• Work to complete: Repeat the material below word for word and leave out all pictures.

• Data excerpt:

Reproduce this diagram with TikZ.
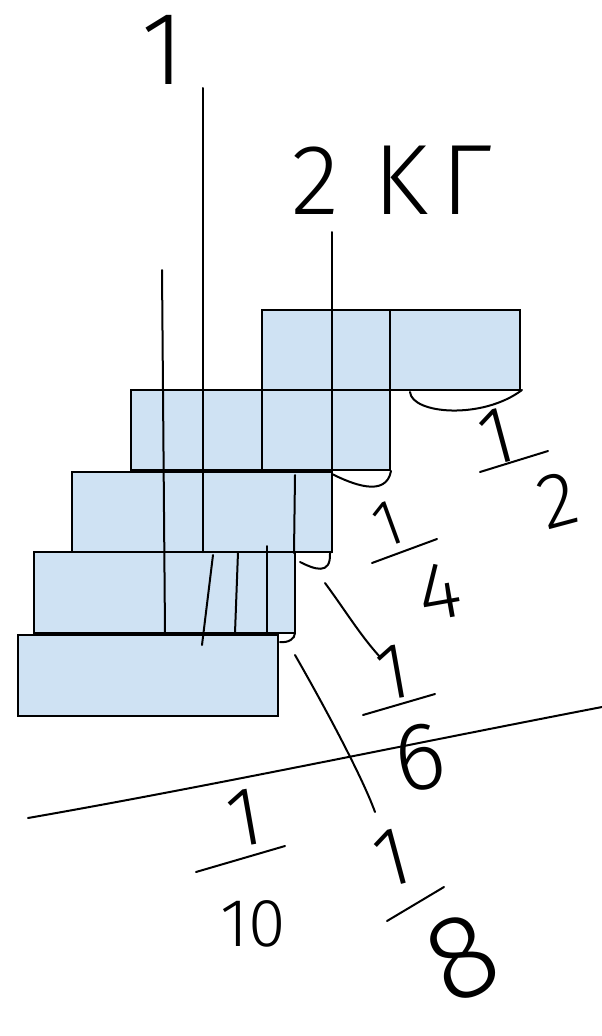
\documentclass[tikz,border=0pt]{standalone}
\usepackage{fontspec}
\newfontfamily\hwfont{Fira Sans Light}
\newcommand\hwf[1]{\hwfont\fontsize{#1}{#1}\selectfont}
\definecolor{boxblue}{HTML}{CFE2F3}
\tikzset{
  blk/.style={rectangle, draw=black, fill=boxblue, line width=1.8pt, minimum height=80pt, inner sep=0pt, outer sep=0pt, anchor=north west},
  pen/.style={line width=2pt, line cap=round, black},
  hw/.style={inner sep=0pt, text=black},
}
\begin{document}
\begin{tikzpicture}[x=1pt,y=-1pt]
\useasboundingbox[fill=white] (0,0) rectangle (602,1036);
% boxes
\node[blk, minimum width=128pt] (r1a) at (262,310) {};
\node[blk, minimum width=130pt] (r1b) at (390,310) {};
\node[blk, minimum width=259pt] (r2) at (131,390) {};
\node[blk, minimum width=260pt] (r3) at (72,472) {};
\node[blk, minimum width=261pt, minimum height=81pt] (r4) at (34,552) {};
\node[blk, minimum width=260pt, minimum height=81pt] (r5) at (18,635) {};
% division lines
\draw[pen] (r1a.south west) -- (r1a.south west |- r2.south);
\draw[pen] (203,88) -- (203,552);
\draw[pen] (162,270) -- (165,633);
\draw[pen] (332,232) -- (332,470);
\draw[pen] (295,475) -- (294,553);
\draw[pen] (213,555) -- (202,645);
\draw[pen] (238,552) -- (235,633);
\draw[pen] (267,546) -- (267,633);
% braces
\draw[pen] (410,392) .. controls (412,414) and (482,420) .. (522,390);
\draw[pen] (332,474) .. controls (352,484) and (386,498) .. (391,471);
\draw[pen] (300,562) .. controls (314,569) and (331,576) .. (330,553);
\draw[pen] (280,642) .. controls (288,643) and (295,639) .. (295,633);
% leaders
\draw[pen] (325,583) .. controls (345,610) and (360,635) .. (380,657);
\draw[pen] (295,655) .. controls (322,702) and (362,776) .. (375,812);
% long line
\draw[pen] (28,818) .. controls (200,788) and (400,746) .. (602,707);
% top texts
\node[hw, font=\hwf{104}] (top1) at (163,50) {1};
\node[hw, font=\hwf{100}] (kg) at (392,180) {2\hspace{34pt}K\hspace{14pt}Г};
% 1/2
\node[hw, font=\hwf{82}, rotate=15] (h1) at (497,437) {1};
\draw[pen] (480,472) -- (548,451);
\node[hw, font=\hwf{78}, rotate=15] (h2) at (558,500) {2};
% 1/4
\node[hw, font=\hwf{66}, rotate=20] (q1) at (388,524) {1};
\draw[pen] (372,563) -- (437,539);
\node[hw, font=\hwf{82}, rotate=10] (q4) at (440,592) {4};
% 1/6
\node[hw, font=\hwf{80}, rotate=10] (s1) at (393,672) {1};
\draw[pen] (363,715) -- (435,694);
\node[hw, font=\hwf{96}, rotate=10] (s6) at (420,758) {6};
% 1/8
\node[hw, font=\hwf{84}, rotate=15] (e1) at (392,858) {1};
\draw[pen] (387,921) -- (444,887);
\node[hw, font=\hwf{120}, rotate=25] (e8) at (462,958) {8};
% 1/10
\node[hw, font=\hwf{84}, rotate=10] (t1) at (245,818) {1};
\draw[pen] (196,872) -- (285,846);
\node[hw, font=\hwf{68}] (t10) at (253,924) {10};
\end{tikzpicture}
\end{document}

• Solution to this problem:
Reproduce this diagram with TikZ.
\documentclass[tikz,border=0pt]{standalone}
\usepackage{fontspec}
\newfontfamily\hwfont{Fira Sans Light}
\newcommand\hwf[1]{\hwfont\fontsize{#1}{#1}\selectfont}
\definecolor{boxblue}{HTML}{CFE2F3}
\tikzset{
  blk/.style={rectangle, draw=black, fill=boxblue, line width=1.8pt, minimum height=80pt, inner sep=0pt, outer sep=0pt, anchor=north west},
  pen/.style={line width=2pt, line cap=round, black},
  hw/.style={inner sep=0pt, text=black},
}
\begin{document}
\begin{tikzpicture}[x=1pt,y=-1pt]
\useasboundingbox[fill=white] (0,0) rectangle (602,1036);
% boxes
\node[blk, minimum width=128pt] (r1a) at (262,310) {};
\node[blk, minimum width=130pt] (r1b) at (390,310) {};
\node[blk, minimum width=259pt] (r2) at (131,390) {};
\node[blk, minimum width=260pt] (r3) at (72,472) {};
\node[blk, minimum width=261pt, minimum height=81pt] (r4) at (34,552) {};
\node[blk, minimum width=260pt, minimum height=81pt] (r5) at (18,635) {};
% division lines
\draw[pen] (r1a.south west) -- (r1a.south west |- r2.south);
\draw[pen] (203,88) -- (203,552);
\draw[pen] (162,270) -- (165,633);
\draw[pen] (332,232) -- (332,470);
\draw[pen] (295,475) -- (294,553);
\draw[pen] (213,555) -- (202,645);
\draw[pen] (238,552) -- (235,633);
\draw[pen] (267,546) -- (267,633);
% braces
\draw[pen] (410,392) .. controls (412,414) and (482,420) .. (522,390);
\draw[pen] (332,474) .. controls (352,484) and (386,498) .. (391,471);
\draw[pen] (300,562) .. controls (314,569) and (331,576) .. (330,553);
\draw[pen] (280,642) .. controls (288,643) and (295,639) .. (295,633);
% leaders
\draw[pen] (325,583) .. controls (345,610) and (360,635) .. (380,657);
\draw[pen] (295,655) .. controls (322,702) and (362,776) .. (375,812);
% long line
\draw[pen] (28,818) .. controls (200,788) and (400,746) .. (602,707);
% top texts
\node[hw, font=\hwf{104}] (top1) at (163,50) {1};
\node[hw, font=\hwf{100}] (kg) at (392,180) {2\hspace{34pt}K\hspace{14pt}Г};
% 1/2
\node[hw, font=\hwf{82}, rotate=15] (h1) at (497,437) {1};
\draw[pen] (480,472) -- (548,451);
\node[hw, font=\hwf{78}, rotate=15] (h2) at (558,500) {2};
% 1/4
\node[hw, font=\hwf{66}, rotate=20] (q1) at (388,524) {1};
\draw[pen] (372,563) -- (437,539);
\node[hw, font=\hwf{82}, rotate=10] (q4) at (440,592) {4};
% 1/6
\node[hw, font=\hwf{80}, rotate=10] (s1) at (393,672) {1};
\draw[pen] (363,715) -- (435,694);
\node[hw, font=\hwf{96}, rotate=10] (s6) at (420,758) {6};
% 1/8
\node[hw, font=\hwf{84}, rotate=15] (e1) at (392,858) {1};
\draw[pen] (387,921) -- (444,887);
\node[hw, font=\hwf{120}, rotate=25] (e8) at (462,958) {8};
% 1/10
\node[hw, font=\hwf{84}, rotate=10] (t1) at (245,818) {1};
\draw[pen] (196,872) -- (285,846);
\node[hw, font=\hwf{68}] (t10) at (253,924) {10};
\end{tikzpicture}
\end{document}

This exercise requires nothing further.